The overall tone of hipster slang is a kind of deadpan cynicism – not entirely unexpected from a section of society that often spent much of its time trying to avoid the law and scrape the rent money together. The dark tone and worldview of film noir is all the more understandable when one considers that a great many of the people responsible for the genre had escaped from Europe one step ahead of Uncle Adolf and his playmates.

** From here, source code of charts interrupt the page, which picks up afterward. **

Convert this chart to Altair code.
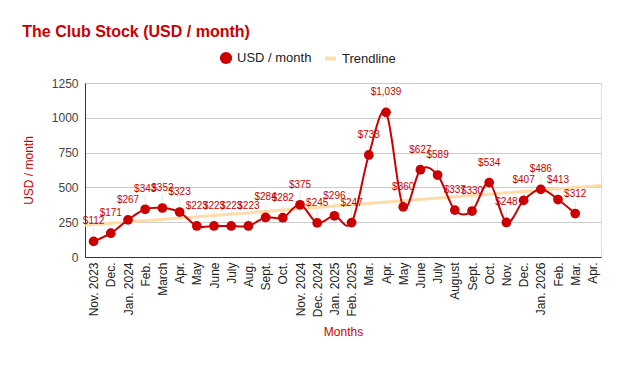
import json
import altair as alt
import pandas as pd

months = ["Nov. 2023", "Dec.", "Jan. 2024", "Feb.", "March", "Apr.", "May", "June",
          "July", "Aug.", "Sept.", "Oct.", "Nov. 2024", "Dec. 2024", "Jan. 2025",
          "Feb. 2025", "Mar.", "Apr.", "May", "June", "July", "August", "Sept.",
          "Oct.", "Nov.", "Dec.", "Jan. 2026", "Feb.", "Mar.", "Apr."]
usd = [112, 171, 267, 343, 352, 323, 223, 223, 223, 223, 284, 282, 375, 245, 296,
       247, 733, 1039, 360, 627, 589, 337, 330, 534, 248, 407, 486, 413, 312, None]
y_ticks = [0, 250, 500, 750, 1000, 1250]

rows = [{"idx": i, "month": m, "usd": v, "series": "USD / month"}
        for i, (m, v) in enumerate(zip(months, usd)) if v is not None]
df = pd.DataFrame(rows)

RED = "#cc0000"
FONT = "Arial"
n = len(months)

x_enc = alt.X("idx:Q",
              scale=alt.Scale(domain=[-0.5, n - 0.5], nice=False, zero=False),
              axis=alt.Axis(values=list(range(n)),
                            labelExpr=json.dumps(months) + "[datum.value]",
                            labelAngle=-90, labelPadding=5, ticks=False, grid=False,
                            domainColor="#333333", labelColor="#222222",
                            labelFontSize=12, title="Months", titleColor=RED,
                            titleFontSize=12, titleFontWeight="normal",
                            titlePadding=10))
y_enc = alt.Y("usd:Q",
              scale=alt.Scale(domain=[0, 1250], nice=False),
              axis=alt.Axis(values=y_ticks, format="d", ticks=False,
                            gridColor="#cccccc", domainColor="#333333",
                            labelColor="#444444", labelFontSize=12, labelPadding=7,
                            title="USD / month", titleColor=RED, titleFontSize=12,
                            titleFontWeight="normal", titlePadding=16))

base = alt.Chart(df)

leaders = base.transform_calculate(top="datum.usd + 100").mark_rule(
    color="#e8e8e8", strokeWidth=1).encode(x=x_enc, y=y_enc, y2="top:Q")

trend = base.transform_regression("idx", "usd", extent=[-0.5, n - 0.5]).transform_calculate(
    series="'Trendline'").mark_line(strokeWidth=3).encode(
    x=x_enc, y=y_enc,
    stroke=alt.Stroke("series:N",
                      scale=alt.Scale(domain=["Trendline"], range=["#ffdca8"]),
                      legend=alt.Legend(orient="none", legendX=238, legendY=-32,
                                        title=None, labelFontSize=13,
                                        labelColor="#222222", labelFont=FONT,
                                        symbolStrokeWidth=4, symbolSize=120)))

line = base.mark_line(interpolate="cardinal", tension=0, color=RED,
                      strokeWidth=2).encode(x=x_enc, y=y_enc)

points = base.mark_circle(size=95, opacity=1).encode(
    x=x_enc, y=y_enc,
    fill=alt.Fill("series:N",
                  scale=alt.Scale(domain=["USD / month"], range=[RED]),
                  legend=alt.Legend(orient="none", legendX=134, legendY=-32,
                                    title=None, labelFontSize=13,
                                    labelColor="#222222", labelFont=FONT,
                                    symbolSize=150, symbolType="circle")))

labels = base.mark_text(dy=-17, baseline="alphabetic", fontSize=10, color=RED,
                        font=FONT).encode(
    x=x_enc, y=y_enc, text=alt.Text("usd:Q", format="$,d"))

chart = alt.layer(leaders, trend, line, points, labels).properties(
    width=516, height=174,
    autosize=alt.AutoSizeParams(type="none"),
    padding={"left": 77, "top": 75, "right": 9, "bottom": 106},
    title=alt.TitleParams("The Club Stock (USD / month)", anchor="start",
                          color=RED, fontSize=16, fontWeight="bold", font=FONT,
                          dx=0, offset=11),
).configure_view(stroke=None).configure(font=FONT).configure_axis(
    labelFont=FONT, titleFont=FONT)

chart.save("out.html", embed_options={"renderer": "svg", "actions": False})
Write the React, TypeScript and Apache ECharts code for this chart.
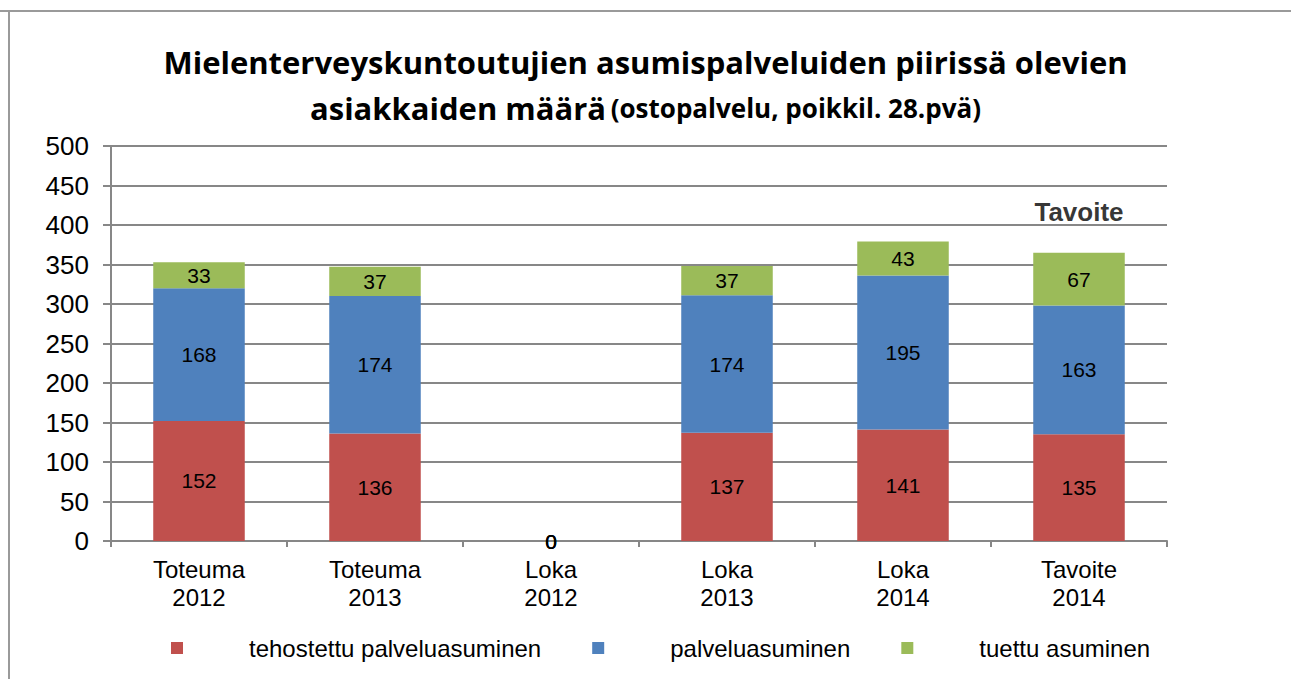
import React, { useEffect, useRef } from "react";
import * as echarts from "echarts";

const categories = ["Toteuma\n2012", "Toteuma\n2013", "Loka\n2012", "Loka\n2013", "Loka\n2014", "Tavoite\n2014"];
const seriesNames = ["tehostettu palveluasuminen", "palveluasuminen", "tuettu asuminen"];
const tehostettu = [152, 136, 0, 137, 141, 135];
const palvelu = [168, 174, 0, 174, 195, 163];
const tuettu = [33, 37, 0, 37, 43, 67];
const targetNote = "Tavoite";
const targetIndex = 5;
const yTicks = { min: 0, max: 500, interval: 50 };

const colors = ["#C0504D", "#4F81BD", "#9BBB59"];
const FONT = "'Liberation Sans', Arial, sans-serif";
const TITLE_FONT = "'Open Sans', sans-serif";
const GRID_COLOR = "#878787";

export default function App() {
  const ref = useRef<HTMLDivElement>(null);
  useEffect(() => {
    if (!ref.current) return;
    const chart = echarts.init(ref.current, null, { renderer: "svg" });
    const stackTotal = tehostettu[targetIndex] + palvelu[targetIndex] + tuettu[targetIndex];
    const targetData = categories.map((_, i) => (i === targetIndex ? stackTotal : "-"));
    const valueSets = [tehostettu, palvelu, tuettu];
    chart.setOption({
      animation: false,
      backgroundColor: "#fff",
      textStyle: { fontFamily: FONT },
      title: {
        text:
          "{a|Mielenterveyskuntoutujien asumispalveluiden piirissä olevien}\n{a|asiakkaiden määrä} {b|(ostopalvelu, poikkil. 28.pvä)}",
        left: "center",
        top: 39,
        padding: 0,
        textStyle: {
          fontFamily: TITLE_FONT,
          rich: {
            a: { fontFamily: TITLE_FONT, fontSize: 31, fontWeight: "bold", color: "#000", lineHeight: 46 },
            b: { fontFamily: TITLE_FONT, fontSize: 26, fontWeight: "bold", color: "#000", lineHeight: 46 },
          },
        },
      },
      graphic: [
        { type: "line", shape: { x1: 0, y1: 11, x2: 1291, y2: 11 }, style: { stroke: "#9a9a9a", lineWidth: 2 } },
        { type: "line", shape: { x1: 9, y1: 11, x2: 9, y2: 679 }, style: { stroke: "#9a9a9a", lineWidth: 2 } },
      ],
      legend: {
        data: seriesNames,
        left: 171,
        top: 636,
        padding: 0,
        icon: "rect",
        itemWidth: 12,
        itemHeight: 12,
        itemGap: 51,
        textStyle: { fontFamily: FONT, fontSize: 24, color: "#000", padding: [0, 0, 0, 61] },
      },
      grid: { left: 111, right: 124, top: 146, bottom: 138, containLabel: false },
      xAxis: {
        type: "category",
        data: categories,
        axisLine: { show: true, lineStyle: { color: GRID_COLOR, width: 2 } },
        axisTick: { show: true, length: 6, alignWithLabel: false, lineStyle: { color: GRID_COLOR, width: 2 } },
        axisLabel: { color: "#000", fontSize: 24, fontFamily: FONT, lineHeight: 28, margin: 14, interval: 0 },
      },
      yAxis: {
        type: "value",
        min: yTicks.min,
        max: yTicks.max,
        interval: yTicks.interval,
        axisLine: { show: true, lineStyle: { color: GRID_COLOR, width: 2 } },
        axisTick: { show: true, length: 8, lineStyle: { color: GRID_COLOR, width: 2 } },
        axisLabel: { color: "#000", fontSize: 26, fontFamily: FONT, margin: 22 },
        splitLine: { show: true, lineStyle: { color: GRID_COLOR, width: 2 } },
      },
      series: [
        ...seriesNames.map((name, i) => ({
          name,
          type: "bar",
          stack: "total",
          barWidth: "52%",
          data: valueSets[i],
          itemStyle: { color: colors[i] },
          label: { show: true, position: "inside", color: "#000", fontSize: 21, fontFamily: FONT },
        })),
        {
          name: "target",
          type: "scatter",
          data: targetData,
          symbolSize: 1,
          itemStyle: { color: "rgba(0,0,0,0)" },
          label: {
            show: true,
            position: "top",
            distance: 27,
            formatter: targetNote,
            color: "#000",
            fontSize: 26,
            fontWeight: "bold",
            fontFamily: FONT,
          },
          tooltip: { show: false },
        },
      ],
    });
    return () => chart.dispose();
  }, []);
  return <div ref={ref} style={{ position: "absolute", left: 0, top: 0, width: 1291, height: 679 }} />;
}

Flouting some aspects of the law didn’t seem particularly strange back in the twenties, once the stern moralists with the big sticks had succeeded in having booze outlawed – a particularly smart move which drove nearly the whole adult population into some sort of contact with organised crime in their search for dishonest refreshment.

The earliest examples of slang given here are from around the turn of the last century, and the most recent are taken from the middle years of the 1960s, which was roughly the time when the people who thought they were cool stopped wearing suits, gave up holding onto each other when dancing, and both sexes started a competition to see who could have the longest hair. All cut-off points are pretty arbitrary, but as a handy frame of reference, you could say that Sinatra’s Rat Pack in Las Vegas in the early sixties represents the end of the hipster era as defined by this book. By 1968, four lovable moptops from Liverpool had decided that what rock’n’roll really, really needed was a serious injection of brass band music and string quartets, and a hippie fan of theirs named Charles Manson out in California was turning on his family to the White Album: ‘Are you hep to what the Beatles are saying? Helter Skelter is coming down. The Beatles are telling it like it is.’ Cab Calloway would have understood the use of the word ‘hep’ in that last sentence, but he sure wouldn’t have been likely to have gone up to any stray flower children on the street in Haight-Ashbury and asked them for the address of their tailor.

For the most part, though, it really doesn’t matter very much whether you think Ocean’s Eleven is the name of a football team, or that The Grifters were the vocal group who recorded Save The Last Dance For Me. While it’s probably true that the language used in films such as High School Confidential bears only a slight relation to that way that drug-crazed gang members actually spoke, it still has something of the authentic flavour of those times. Mostly, though, it’s just there to be enjoyed, and it’s worth it just to imagine hordes of impressionable teenage filmgoers back in 1958 attempting to impress their dates with lines like 'Give me an introduction to this snake and I’ll hitch up the reindeers for you.' Anyhow, I’d better hop in my kemp and take off for the casbah.